The Ebola outbreak has now killed more than 4,000 people, according to the World Health Organization.
The UN health agency said Friday that the number of people known to have died has risen to 4,033 out of 8,399 cases in seven countries by the end of Oct. 8.
The deaths were in Liberia, Sierra Leone, Guinea, Nigeria and the United States.
Earlier on Friday, the UN's special envoy for the disease said the world's response to the Ebola crisis needs to be 20 times greater than it was at the beginning of the month.
Without mobilization on a massive scale, "it will be impossible to get this disease quickly under control, and the world will have to live with the Ebola virus forever," David Nabarro warned the UN General Assembly on Friday.
He urged all countries to act swiftly and generously, saying that contributions "within days" is more important than larger contributions within weeks.
Thousands of health workers, community mobilizers and people to construct and staff treatment centres are needed, Nabarro said, in calling for a scale-up in response.
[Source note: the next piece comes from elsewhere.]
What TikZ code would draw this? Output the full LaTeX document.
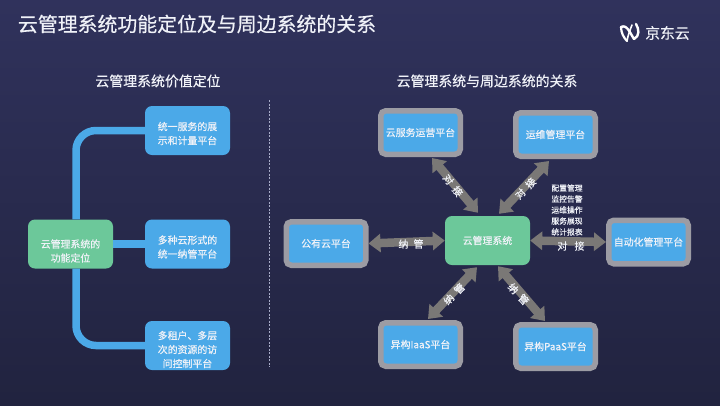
\documentclass[tikz,border=0pt]{standalone}
\usepackage{fontspec}
\setmainfont[FakeBold=0.45]{Noto Sans CJK SC}
\usetikzlibrary{arrows.meta,calc}
\definecolor{bgtop}{HTML}{30325C}
\definecolor{bgbot}{HTML}{21233F}
\definecolor{cblue}{HTML}{4BA9E8}
\definecolor{cgreen}{HTML}{6CC89A}
\definecolor{cgrey}{HTML}{9C9CA4}
\definecolor{carrow}{HTML}{7A7876}
\definecolor{ctext}{HTML}{F0F2F8}
\definecolor{cdiv}{HTML}{A8ACC8}
\newcommand{\lowertext}[2]{\raisebox{\dimexpr-#1pt-2.5pt\relax}[0pt][0pt]{\parbox[c]{80pt}{\centering #2}}}
\tikzset{
  x=1pt,y=-1pt,
  txt/.style={text=ctext,inner sep=0pt,align=center},
  bluebox/.style={txt,fill=cblue,rounded corners=7,minimum width=85,minimum height=49,font=\fontsize{9.9}{14}\selectfont},
  greenbox/.style={txt,fill=cgreen,rounded corners=7,minimum width=85,minimum height=49,font=\fontsize{9.9}{14}\selectfont},
  platform/.style={txt,fill=cblue,draw=cgrey,line width=5.5,rounded corners=5,minimum width=79.5,minimum height=43.5,font=\fontsize{9.9}{14}\selectfont},
  trunk/.style={draw=cblue,line width=7.5,rounded corners=20},
  link/.style={draw=carrow,line width=8.5,{Triangle[length=12,width=18]}-{Triangle[length=12,width=18]}},
  linklabel/.style={txt,font=\fontsize{10}{12}\selectfont},
  heading/.style={txt,font=\fontsize{13.9}{16}\selectfont},
}
\begin{document}
\begin{tikzpicture}
\useasboundingbox (0,0) rectangle (720,405);
\shade[top color=bgtop,bottom color=bgbot] (0,0) rectangle (720,405);
% titles
\node[txt,font=\fontsize{19.9}{24}\selectfont] (title) at (197,24) {云管理系统功能定位及与周边系统的关系};
\node[heading] (headl) at (158,81) {云管理系统价值定位};
\node[heading] (headr) at (487,81) {云管理系统与周边系统的关系};
% logo
\begin{scope}[draw=white,line cap=round,line join=round]
\draw[line width=2.4] (621,27) .. controls (627,24) and (630,33) .. (634,39);
\draw[line width=2.2] (621,27) .. controls (621,33) and (624,38) .. (627,41);
\draw[line width=1.6] (627,41) .. controls (628,35) and (630,30) .. (632,25);
\draw[line width=2.4] (634,39) .. controls (640,36) and (639,29) .. (636,24);
\end{scope}
\node[txt,font=\fontsize{14.8}{16}\selectfont] (brand) at (667.5,33) {京东云};
% divider
\coordinate (divtop) at (269.5,100);
\coordinate (divbot) at (269.5,367);
\draw[cdiv,line width=0.8,dash pattern=on 2 off 1.5] (divtop) -- (divbot);
% left tree
\node[greenbox] (root) at (70.5,244) {\lowertext{7}{云管理系统的\\功能定位}};
\node[bluebox] (b1) at (187.5,130.5) {\lowertext{3}{统一服务的展\\示和计量平台}};
\node[bluebox] (b2) at (187.5,244) {\lowertext{3}{多种云形式的\\统一纳管平台}};
\node[bluebox] (b3) at (187.5,345.5) {\lowertext{4}{多租户、多层\\次的资源的访\\问控制平台}};
\draw[trunk] ($(root.north)+(5.5,0)$) |- (b1.west);
\draw[trunk] ($(root.south)+(5.5,0)$) |- (b3.west);
\draw[draw=cblue,line width=7.5] (root.east) -- (b2.west);
% right graph
\node[greenbox] (sys) at (487.5,240.5) {云管理系统};
\node[platform] (ops) at (420.5,132.5) {云服务运营平台};
\node[platform] (maint) at (555.5,134.5) {运维管理平台};
\node[platform] (pub) at (326,243.5) {公有云平台};
\node[platform] (auto) at (648.5,242) {自动化管理平台};
\node[platform] (iaas) at (420.5,344.5) {异构IaaS平台};
\node[platform] (paas) at (555.5,346.5) {异构PaaS平台};
\draw[link] ($(sys.north)+(-9.5,-3)$) -- ($(ops.south)+(11.5,1)$);
\draw[link] ($(sys.north)+(11.5,-2)$) -- ($(maint.south)+(-6.5,2)$);
\draw[link] (sys.west) -- (pub.east);
\draw[link] (sys.east) -- (auto.west);
\draw[link] ($(sys.south)+(-10.5,2)$) -- ($(iaas.north)+(7.5,-1)$);
\draw[link] ($(sys.south)+(10.5,1)$) -- ($(paas.north)+(-10.5,-1)$);
\node[linklabel,rotate=-52] (l1) at (453,185.5) {对\hspace{5pt}接};
\node[linklabel,rotate=46] (l2) at (525.5,188.5) {对\hspace{5pt}接};
\node[linklabel] (l3) at (411,244) {纳\hspace{5pt}管};
\node[linklabel] (l4) at (571,246) {对\hspace{7pt}接};
\node[linklabel,rotate=45] (l5) at (454,294) {纳\hspace{5pt}管};
\node[linklabel,rotate=-47] (l6) at (518.5,294) {纳\hspace{5pt}管};
\node[txt,font=\fontsize{7.8}{11}\selectfont] (funcs) at (567,210) {配置管理\\监控告警\\运维操作\\服务展现\\统计报表};
\end{tikzpicture}
\end{document}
The outbreak presents an extraordinary challenge for the world that needs ingenuity and collective action against a virus that is invisible to our eyes and poorly understood by most.
The United Nations Mission for Ebola Emergency Response (UNMEER) said the three countries most affected in the outbreak — Guinea, Sierra Leone and Liberia — recently showed high economic growth rates, but those may be halved in a year.
A woman grieves after Ebola burial team members arrived to take away the body of Mekie Nagbe, 28, for cremation on Friday in Monrovia, the capital of Liberia. A backlog for burial of corpses is a significant source of spread of the virus, officials say. (John Moore/Getty)
Ebola is not just a health crisis, but a multidimensional one that kills, harms health systems, education, food security and livelihoods, Anthony Banbury, special representative and head of UNMEER, told the assembly.
"The world must now act to help the people and governments of Liberia, Sierra Leone and Guinea," Banbury said. "A failure to act now while we have the chance could lead to unpredictable but very dire consequences for the people of the countries and well beyond. As long as there is one case of Ebola in any one of these countries, no country is safe from the dangers posed by this deadly virus."
Liberia's health minister said while the health and economic systems are currently devastated, the goal of relief efforts should be to leave behind a stronger health system.
A health official from Sierra Leone said most the affected patients are in the age group of 15 to 50. Challenges include:
- Weak surveillance and contact tracing.
- A lack of ambulance and other logistics to move cases from the community to treatment centres.
- A shortage of hospital beds.
- Too few customized laboratories to test specimens, which means holding centres have become a breeding ground for spread of the Ebola virus.
- A backlog for burial of corpses, which are a significant source of spread of the virus.
- Pockets of denial remain among people.
UN deputy secretary general Jan Eliasson said the agency's appeal for $1 billion US to respond to the outbreak is only one-quarter funded.